Sunday, June 3, 2018

"to judge, to save"

The Word for today:
Judges 5
The word has a bad reputation. It sounds, well, judgmental.
But in scripture, “judge” carries more than just the narrow, negative connotation we usually attach to it. Here is the first instance of the word judges in the book of Judges:
Then the LORD raised up judges, who saved them out of the hand of those who plundered them. (Judges 2:16)
The Judges were saviors, deliverers. To be sure, they also judged right from wrong, but their motivating purpose was deliverance, not condemnation.
The ultimate Judge, of course, is the Lord Jesus Christ. Many people have a very hard time reconciling the picture of Jesus the Savior with the picture of Jesus the Judge. But the Bible teaches that you can’t have one without the other.
The best Old Testament illustration of Jesus as Savior/Judge is the rescue of Israel from bondage in Egypt. When God judged the chariots of Pharaoh in the waters of the Red Sea, his purpose was to save Israel. Here is how Psalm 76 describes their deliverance:
At your rebuke, O God of Jacob, both horse and chariot lie still.
You alone are to be feared.
Who can stand before you when you are angry?
From heaven you pronounced judgment,
and the land feared and was quiet—
when you, O God, rose up to judge, to save all the afflicted of the land.
“To judge, to save.”
There was no deliverance from death at the hands of Egypt without the waters of the Red Sea.
“To judge, to save.“
In the very same way, there is no deliverance from the wages of sin without the blood of Jesus Christ.
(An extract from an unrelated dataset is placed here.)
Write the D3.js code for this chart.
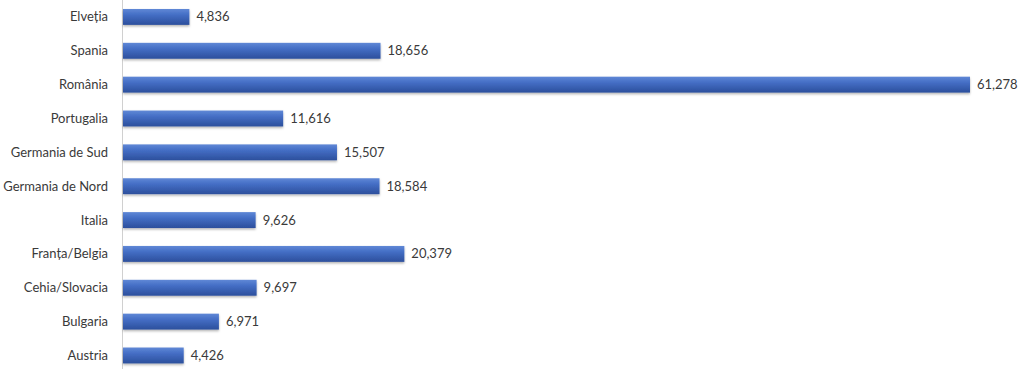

There is no such person as Savior Jesus without Judge Jesus. The best New Testament illustration of this paradox is seen here:
So also the chief priests with the scribes mocked him to one another, saying, "He saved others; he cannot save himself.” (Mark 15:31)
“He cannot save himself.” How right they were. The only way for him to save others was to judge himself.